PROBLEM REQUIREMENTS » Find the number of lines containing the string "that" in the data. Answer with the number by itself.

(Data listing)
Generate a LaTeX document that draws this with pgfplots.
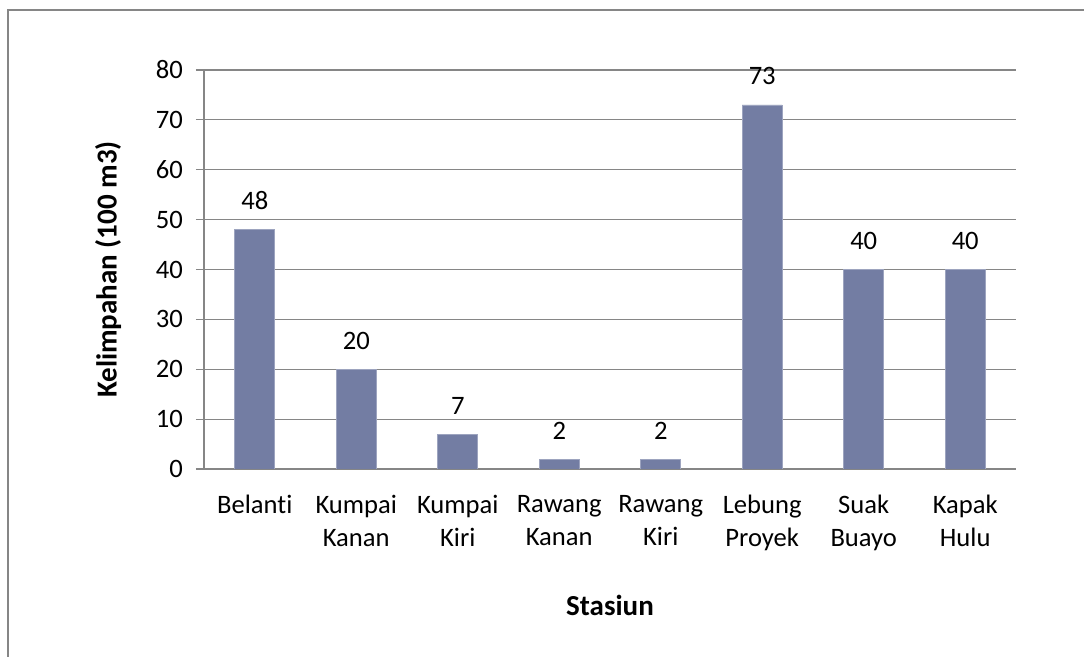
\documentclass[border=0pt]{standalone}
\usepackage{pgfplots}
\pgfplotsset{compat=1.18}
\usepackage{fontspec}
\setmainfont[Ligatures=NoCommon]{Carlito}
\definecolor{barcol}{RGB}{115,125,163}
\definecolor{gridcol}{RGB}{134,134,134}
\begin{document}
\fontsize{13}{16}\selectfont
\begin{tikzpicture}
\useasboundingbox (0,0) rectangle (542pt,328.5pt);
\draw[gridcol, line width=0.6pt] (4pt,0) -- (4pt,323.5pt) -- (542pt,323.5pt);
\begin{axis}[
  at={(102pt,94pt)}, anchor=south west,
  scale only axis, width=406pt, height=199.5pt,
  ymin=0, ymax=80, ytick={0,10,...,80},
  xmin=-0.5, xmax=7.5,
  xtick={0,...,7},
  xticklabels={Belanti, Kumpai\\Kanan, Kumpai\\Kiri, Rawang\\Kanan, Rawang\\Kiri, Lebung\\Proyek, Suak\\Buayo, Kapak\\Hulu},
  xticklabel style={align=center, anchor=north, yshift=-4.5pt, font=\fontsize{13.3}{16.5}\selectfont},
  yticklabel style={font=\fontsize{13.3}{16}\selectfont, xshift=-2pt},
  /pgf/number format/assume math mode=true,
  axis x line*=bottom, axis y line*=left,
  x axis line style={gridcol, line width=0.6pt, -},
  y axis line style={gridcol, line width=0.6pt, -},
  ymajorgrids, grid style={gridcol, line width=0.6pt},
  major tick length=4pt, tick align=outside,
  ytick style={gridcol, line width=0.6pt},
  xtick style={draw=none},
  ylabel={\textbf{Kelimpahan (100 m3)}},
  ylabel style={font=\fontsize{14.5}{17}\selectfont, at={(axis description cs:-0.118,0.5)}, anchor=center},
  xlabel={\textbf{Stasiun}},
  xlabel style={font=\fontsize{14.5}{17}\selectfont, at={(axis description cs:0.5,-0.341)}, anchor=center},
  nodes near coords,
  nodes near coords style={font=\fontsize{13.3}{16}\selectfont, black, yshift=5.5pt},
  point meta=y,
]
\addplot[ybar, bar width=20pt, fill=barcol, draw=barcol!70!white, line width=0.3pt] coordinates {
(0,48) (1,20) (2,7) (3,2) (4,2) (5,73) (6,40) (7,40)};
\end{axis}
\end{tikzpicture}
\end{document}
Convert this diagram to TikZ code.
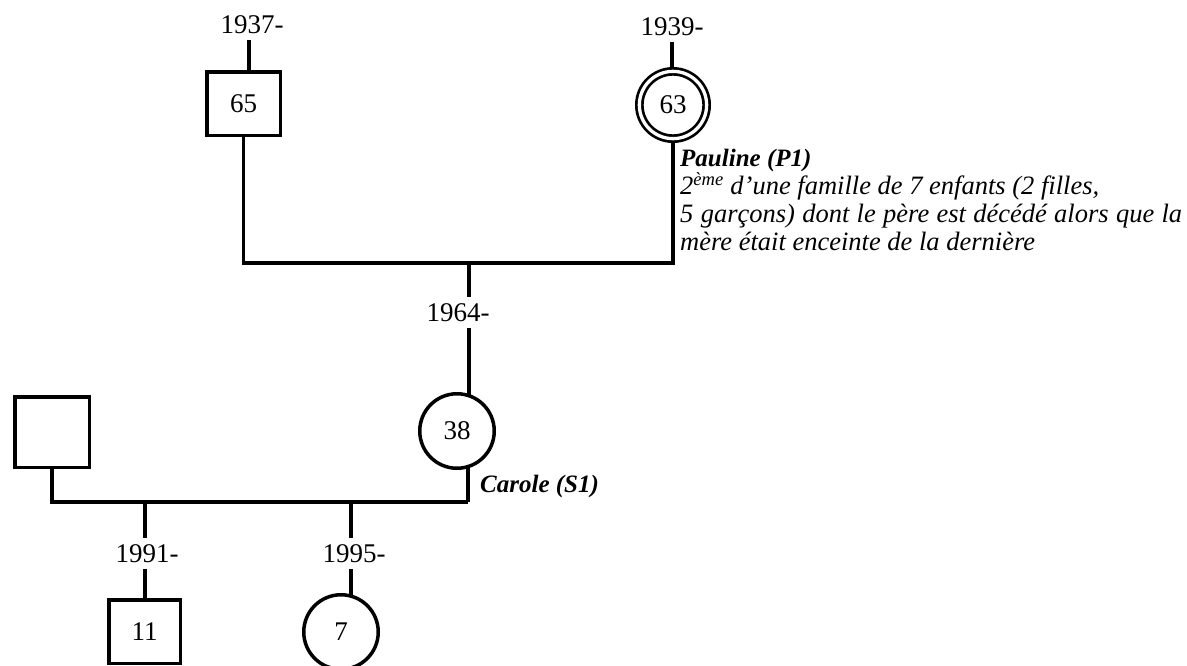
\documentclass[tikz,border=0pt]{standalone}
\usepackage{fontspec}
\setmainfont{Liberation Serif}
\begin{document}
\begin{tikzpicture}[x=1pt,y=-1pt,
  lw/.style={line width=3.5pt},
  male/.style={draw,lw,rectangle,inner sep=0pt,font=\fontsize{27}{29}\selectfont},
  female/.style={draw,lw,circle,inner sep=0pt,minimum size=74.5pt,font=\fontsize{27}{29}\selectfont},
  yr/.style={inner xsep=0pt,inner ysep=6.5pt,text height=18.2pt,text depth=0pt,font=\fontsize{27}{29}\selectfont},
  lab/.style={inner sep=0pt,font=\fontsize{26.5}{28}\selectfont\itshape,align=left},
  conn/.style={lw},
  ext/.style={lw,shorten >=-3pt}
]
\useasboundingbox (0,0) rectangle (1187,665);
\clip (0,0) rectangle (1187,665);

% generation 1
\node[yr] (t1937) at (252,24) {1937-};
\node[male,minimum width=73.5pt,minimum height=63.5pt] (m65) at (243.5,103.5) {65};
\node[yr] (t1939) at (672,26.5) {1939-};
\node[draw,circle,line width=2.7pt,double,double distance=3.3pt,minimum size=67.3pt,inner sep=0pt,outer sep=4.5pt,font=\fontsize{27}{29}\selectfont] (f63) at (673,105) {63};
\node[lab,anchor=north west] (pauline) at (680,149) {{\fontsize{25}{28}\selectfont\bfseries Pauline (P1)}\\
2\textsuperscript{ème} d'une famille de 7 enfants (2 filles,\\
\makebox[502pt][s]{5 garçons) dont le père est décédé alors que la}\\
mère était enceinte de la dernière};

\coordinate (l1937) at (249,0);
\coordinate (l1939) at (672,0);
\coordinate (mate1) at (469,263);
\draw[conn] (l1937 |- t1937.south) -- (l1937 |- m65.north);
\draw[conn] (l1939 |- t1939.south) -- (l1939 |- f63.north);
\draw[conn] (m65.south) |- (mate1) -| (f63.south);

% generation 2
\node[yr] (t1964) at (458,312.5) {1964-};
\node[female] (f38) at (457,431) {38};
\node[male,minimum width=74.5pt,minimum height=70.5pt] (sqL) at (52,432) {};
\node[lab,anchor=base west,font=\fontsize{25}{28}\selectfont\itshape\bfseries] (carole) at (480,492) {Carole (S1)};

\draw[conn] (mate1) -- (mate1 |- t1964.north);
\draw[ext] (mate1 |- t1964.south) -- (mate1 |- f38.north);

\coordinate (mate2) at (468,502);
\coordinate (c1) at (145,502);
\coordinate (c2) at (351,502);
\draw[conn] (sqL.south) |- (mate2);
\draw[ext] (mate2) -- (mate2 |- f38.south);

% generation 3
\node[yr] (t1991) at (147,553.5) {1991-};
\node[yr] (t1995) at (354,553.5) {1995-};
\node[male,minimum width=71.5pt,minimum height=63.5pt] (m11) at (144.5,631.5) {11};
\node[female] (f7) at (341,632) {7};

\draw[conn] (c1) -- (c1 |- t1991.north);
\draw[conn] (c1 |- t1991.south) -- (c1 |- m11.north);
\draw[conn] (c2) -- (c2 |- t1995.north);
\draw[ext] (c2 |- t1995.south) -- (c2 |- f7.north);
\end{tikzpicture}
\end{document}
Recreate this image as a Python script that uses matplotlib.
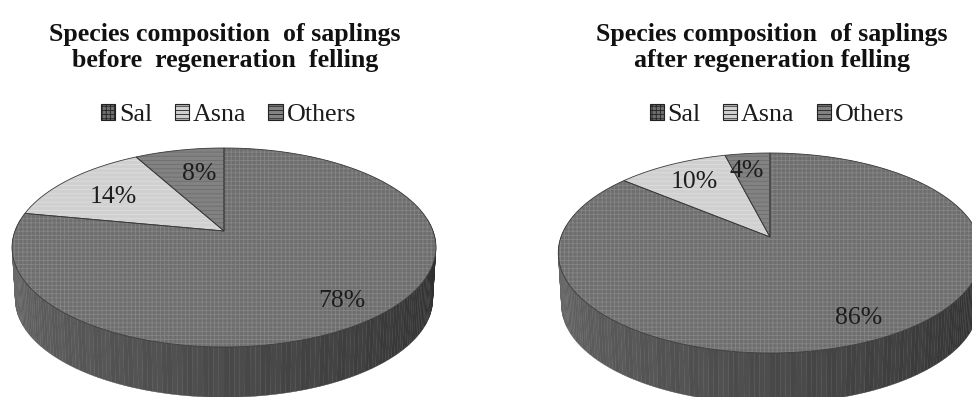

RESULT FOR THIS EXERCISE » 2